(A block of data)
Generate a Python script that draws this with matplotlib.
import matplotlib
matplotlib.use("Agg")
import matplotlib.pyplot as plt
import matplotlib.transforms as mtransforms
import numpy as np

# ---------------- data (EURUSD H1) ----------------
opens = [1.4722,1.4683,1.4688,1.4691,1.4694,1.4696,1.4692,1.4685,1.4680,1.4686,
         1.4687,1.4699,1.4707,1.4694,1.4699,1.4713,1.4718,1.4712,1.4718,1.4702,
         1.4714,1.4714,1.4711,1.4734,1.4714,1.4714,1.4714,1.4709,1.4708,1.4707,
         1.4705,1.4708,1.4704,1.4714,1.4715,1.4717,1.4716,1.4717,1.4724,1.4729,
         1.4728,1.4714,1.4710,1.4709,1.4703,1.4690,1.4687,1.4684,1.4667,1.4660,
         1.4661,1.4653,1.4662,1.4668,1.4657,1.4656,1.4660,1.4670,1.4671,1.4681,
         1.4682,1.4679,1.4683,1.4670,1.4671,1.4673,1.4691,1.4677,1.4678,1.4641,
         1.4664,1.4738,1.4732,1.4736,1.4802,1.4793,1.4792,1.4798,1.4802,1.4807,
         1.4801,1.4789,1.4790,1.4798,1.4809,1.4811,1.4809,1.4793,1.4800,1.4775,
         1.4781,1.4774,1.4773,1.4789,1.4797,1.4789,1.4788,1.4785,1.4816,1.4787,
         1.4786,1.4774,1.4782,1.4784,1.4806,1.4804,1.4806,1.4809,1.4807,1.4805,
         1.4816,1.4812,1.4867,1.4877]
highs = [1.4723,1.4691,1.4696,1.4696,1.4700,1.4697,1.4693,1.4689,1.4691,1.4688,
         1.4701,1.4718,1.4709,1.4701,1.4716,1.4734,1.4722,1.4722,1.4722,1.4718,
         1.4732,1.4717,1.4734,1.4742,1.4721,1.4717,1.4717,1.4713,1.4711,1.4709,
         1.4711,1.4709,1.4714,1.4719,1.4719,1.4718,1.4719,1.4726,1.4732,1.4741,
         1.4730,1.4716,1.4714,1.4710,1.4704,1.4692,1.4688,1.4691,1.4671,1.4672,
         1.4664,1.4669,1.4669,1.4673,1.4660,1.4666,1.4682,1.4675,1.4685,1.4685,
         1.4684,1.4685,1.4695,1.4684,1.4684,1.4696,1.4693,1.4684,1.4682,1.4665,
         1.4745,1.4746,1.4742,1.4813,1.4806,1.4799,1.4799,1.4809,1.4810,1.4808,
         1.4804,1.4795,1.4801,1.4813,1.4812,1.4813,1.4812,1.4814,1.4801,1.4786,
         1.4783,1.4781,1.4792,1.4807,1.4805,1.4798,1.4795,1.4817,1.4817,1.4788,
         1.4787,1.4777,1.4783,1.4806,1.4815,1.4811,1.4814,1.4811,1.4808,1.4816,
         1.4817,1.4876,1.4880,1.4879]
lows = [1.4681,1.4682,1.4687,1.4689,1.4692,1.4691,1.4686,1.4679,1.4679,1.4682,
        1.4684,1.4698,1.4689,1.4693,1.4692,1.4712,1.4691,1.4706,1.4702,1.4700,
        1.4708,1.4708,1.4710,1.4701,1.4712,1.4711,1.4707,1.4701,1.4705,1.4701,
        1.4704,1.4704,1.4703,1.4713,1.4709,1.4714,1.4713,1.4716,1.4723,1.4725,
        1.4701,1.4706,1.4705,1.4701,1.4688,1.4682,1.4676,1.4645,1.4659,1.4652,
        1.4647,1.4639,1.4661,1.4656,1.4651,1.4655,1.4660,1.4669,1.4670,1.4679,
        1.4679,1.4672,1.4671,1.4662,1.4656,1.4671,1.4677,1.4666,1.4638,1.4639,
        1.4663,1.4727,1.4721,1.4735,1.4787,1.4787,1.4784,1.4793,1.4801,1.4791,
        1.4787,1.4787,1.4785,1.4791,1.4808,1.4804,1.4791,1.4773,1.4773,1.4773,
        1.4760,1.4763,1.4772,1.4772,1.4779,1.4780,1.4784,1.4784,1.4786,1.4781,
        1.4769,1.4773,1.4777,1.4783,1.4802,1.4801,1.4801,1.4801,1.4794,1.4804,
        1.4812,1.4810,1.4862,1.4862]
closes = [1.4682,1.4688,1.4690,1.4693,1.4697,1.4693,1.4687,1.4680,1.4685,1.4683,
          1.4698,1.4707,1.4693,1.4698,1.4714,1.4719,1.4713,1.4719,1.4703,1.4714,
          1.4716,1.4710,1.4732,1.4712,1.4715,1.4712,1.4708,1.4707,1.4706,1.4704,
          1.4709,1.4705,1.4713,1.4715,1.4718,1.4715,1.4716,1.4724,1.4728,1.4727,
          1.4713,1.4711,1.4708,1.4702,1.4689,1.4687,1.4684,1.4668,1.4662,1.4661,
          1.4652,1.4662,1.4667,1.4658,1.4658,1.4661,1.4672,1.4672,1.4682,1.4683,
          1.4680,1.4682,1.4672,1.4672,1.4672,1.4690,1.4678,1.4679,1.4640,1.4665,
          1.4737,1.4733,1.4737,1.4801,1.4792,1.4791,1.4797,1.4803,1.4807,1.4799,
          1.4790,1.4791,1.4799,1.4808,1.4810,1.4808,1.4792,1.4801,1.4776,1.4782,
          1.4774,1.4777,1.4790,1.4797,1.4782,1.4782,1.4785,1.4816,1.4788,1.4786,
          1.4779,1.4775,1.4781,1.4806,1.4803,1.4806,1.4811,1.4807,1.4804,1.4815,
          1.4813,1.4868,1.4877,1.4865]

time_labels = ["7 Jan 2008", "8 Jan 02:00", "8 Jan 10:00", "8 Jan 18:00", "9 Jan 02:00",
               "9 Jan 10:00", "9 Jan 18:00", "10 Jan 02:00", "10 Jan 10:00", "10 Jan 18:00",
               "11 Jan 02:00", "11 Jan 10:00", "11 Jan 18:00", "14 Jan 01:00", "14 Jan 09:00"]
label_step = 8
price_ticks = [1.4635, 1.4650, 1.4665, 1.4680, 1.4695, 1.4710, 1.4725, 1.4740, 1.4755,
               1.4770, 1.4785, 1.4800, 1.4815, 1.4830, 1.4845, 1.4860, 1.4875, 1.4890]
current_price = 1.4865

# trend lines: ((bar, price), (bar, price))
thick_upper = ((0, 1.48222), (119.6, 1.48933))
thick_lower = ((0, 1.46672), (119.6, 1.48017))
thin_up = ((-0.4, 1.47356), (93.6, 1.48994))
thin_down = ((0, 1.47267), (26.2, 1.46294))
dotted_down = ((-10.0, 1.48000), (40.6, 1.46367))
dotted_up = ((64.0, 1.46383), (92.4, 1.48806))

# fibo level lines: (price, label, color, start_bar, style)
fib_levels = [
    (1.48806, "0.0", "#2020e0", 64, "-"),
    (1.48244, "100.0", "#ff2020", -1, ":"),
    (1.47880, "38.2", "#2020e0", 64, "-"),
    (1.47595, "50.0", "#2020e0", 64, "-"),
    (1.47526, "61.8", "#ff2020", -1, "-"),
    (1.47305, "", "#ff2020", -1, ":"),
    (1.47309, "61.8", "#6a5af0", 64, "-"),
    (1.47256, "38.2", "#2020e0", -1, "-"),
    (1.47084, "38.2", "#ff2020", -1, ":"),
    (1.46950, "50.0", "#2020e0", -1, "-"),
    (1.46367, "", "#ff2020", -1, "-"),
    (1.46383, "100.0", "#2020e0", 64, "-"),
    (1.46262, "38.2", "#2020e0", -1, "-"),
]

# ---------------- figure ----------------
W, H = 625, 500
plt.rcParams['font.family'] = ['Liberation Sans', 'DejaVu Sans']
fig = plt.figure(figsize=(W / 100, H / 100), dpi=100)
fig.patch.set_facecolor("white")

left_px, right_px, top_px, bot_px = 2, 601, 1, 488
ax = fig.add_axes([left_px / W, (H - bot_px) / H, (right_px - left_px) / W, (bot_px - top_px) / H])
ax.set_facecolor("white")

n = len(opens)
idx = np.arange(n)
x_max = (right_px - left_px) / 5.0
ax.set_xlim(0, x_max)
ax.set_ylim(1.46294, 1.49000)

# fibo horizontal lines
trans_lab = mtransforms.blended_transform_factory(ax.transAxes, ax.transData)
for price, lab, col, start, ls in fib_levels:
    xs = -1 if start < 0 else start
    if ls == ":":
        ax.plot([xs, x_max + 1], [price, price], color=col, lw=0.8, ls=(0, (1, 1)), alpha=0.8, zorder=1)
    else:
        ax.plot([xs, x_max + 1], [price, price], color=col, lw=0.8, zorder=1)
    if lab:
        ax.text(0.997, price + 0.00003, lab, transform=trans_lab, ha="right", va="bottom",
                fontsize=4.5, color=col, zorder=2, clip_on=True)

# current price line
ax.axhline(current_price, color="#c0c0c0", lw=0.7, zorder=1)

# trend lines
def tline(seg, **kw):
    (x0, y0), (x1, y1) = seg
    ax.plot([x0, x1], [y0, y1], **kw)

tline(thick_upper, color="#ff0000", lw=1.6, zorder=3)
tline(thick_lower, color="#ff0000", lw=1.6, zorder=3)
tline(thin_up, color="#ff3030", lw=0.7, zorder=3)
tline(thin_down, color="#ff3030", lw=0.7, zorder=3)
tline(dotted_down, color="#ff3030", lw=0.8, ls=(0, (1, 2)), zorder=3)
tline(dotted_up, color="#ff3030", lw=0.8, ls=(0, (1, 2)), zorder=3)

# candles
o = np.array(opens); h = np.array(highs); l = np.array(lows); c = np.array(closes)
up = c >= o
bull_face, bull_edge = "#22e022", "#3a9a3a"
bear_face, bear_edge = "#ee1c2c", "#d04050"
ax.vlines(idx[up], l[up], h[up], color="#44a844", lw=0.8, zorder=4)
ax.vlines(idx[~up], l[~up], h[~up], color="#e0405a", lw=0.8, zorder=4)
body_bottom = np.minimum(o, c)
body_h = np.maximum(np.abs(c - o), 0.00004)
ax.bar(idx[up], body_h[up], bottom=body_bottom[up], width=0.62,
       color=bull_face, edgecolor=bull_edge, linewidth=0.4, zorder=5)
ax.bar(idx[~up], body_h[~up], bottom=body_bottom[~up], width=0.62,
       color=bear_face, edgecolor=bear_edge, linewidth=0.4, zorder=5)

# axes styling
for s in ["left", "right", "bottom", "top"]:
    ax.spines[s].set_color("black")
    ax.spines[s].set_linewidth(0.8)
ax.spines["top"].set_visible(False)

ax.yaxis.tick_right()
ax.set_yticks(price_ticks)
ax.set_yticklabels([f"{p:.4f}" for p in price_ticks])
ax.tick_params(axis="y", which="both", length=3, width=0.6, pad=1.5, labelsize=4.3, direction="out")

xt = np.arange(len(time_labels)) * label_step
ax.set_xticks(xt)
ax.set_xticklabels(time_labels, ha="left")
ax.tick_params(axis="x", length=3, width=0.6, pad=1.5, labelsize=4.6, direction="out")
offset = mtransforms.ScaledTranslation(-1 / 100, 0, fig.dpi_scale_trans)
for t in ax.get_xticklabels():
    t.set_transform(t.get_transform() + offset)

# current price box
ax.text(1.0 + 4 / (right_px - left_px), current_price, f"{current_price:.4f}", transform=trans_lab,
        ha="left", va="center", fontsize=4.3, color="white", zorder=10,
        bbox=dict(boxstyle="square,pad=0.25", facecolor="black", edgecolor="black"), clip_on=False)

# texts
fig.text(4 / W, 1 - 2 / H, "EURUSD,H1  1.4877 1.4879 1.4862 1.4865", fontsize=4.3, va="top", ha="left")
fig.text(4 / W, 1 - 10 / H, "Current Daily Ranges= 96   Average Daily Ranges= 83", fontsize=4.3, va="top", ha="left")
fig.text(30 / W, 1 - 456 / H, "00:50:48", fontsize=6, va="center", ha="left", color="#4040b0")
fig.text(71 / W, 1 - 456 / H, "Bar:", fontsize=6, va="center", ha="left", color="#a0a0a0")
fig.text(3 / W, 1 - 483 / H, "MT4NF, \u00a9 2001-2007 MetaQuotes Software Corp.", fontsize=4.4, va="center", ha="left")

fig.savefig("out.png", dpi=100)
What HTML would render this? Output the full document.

Problem requirements: Return exactly what appears above, from the first line of the entries to the line with "import numpy as np", inclusive.

Result of the task:
Generate a Python script that draws this with matplotlib.
import matplotlib
matplotlib.use("Agg")
import matplotlib.pyplot as plt
import matplotlib.transforms as mtransforms
import numpy as np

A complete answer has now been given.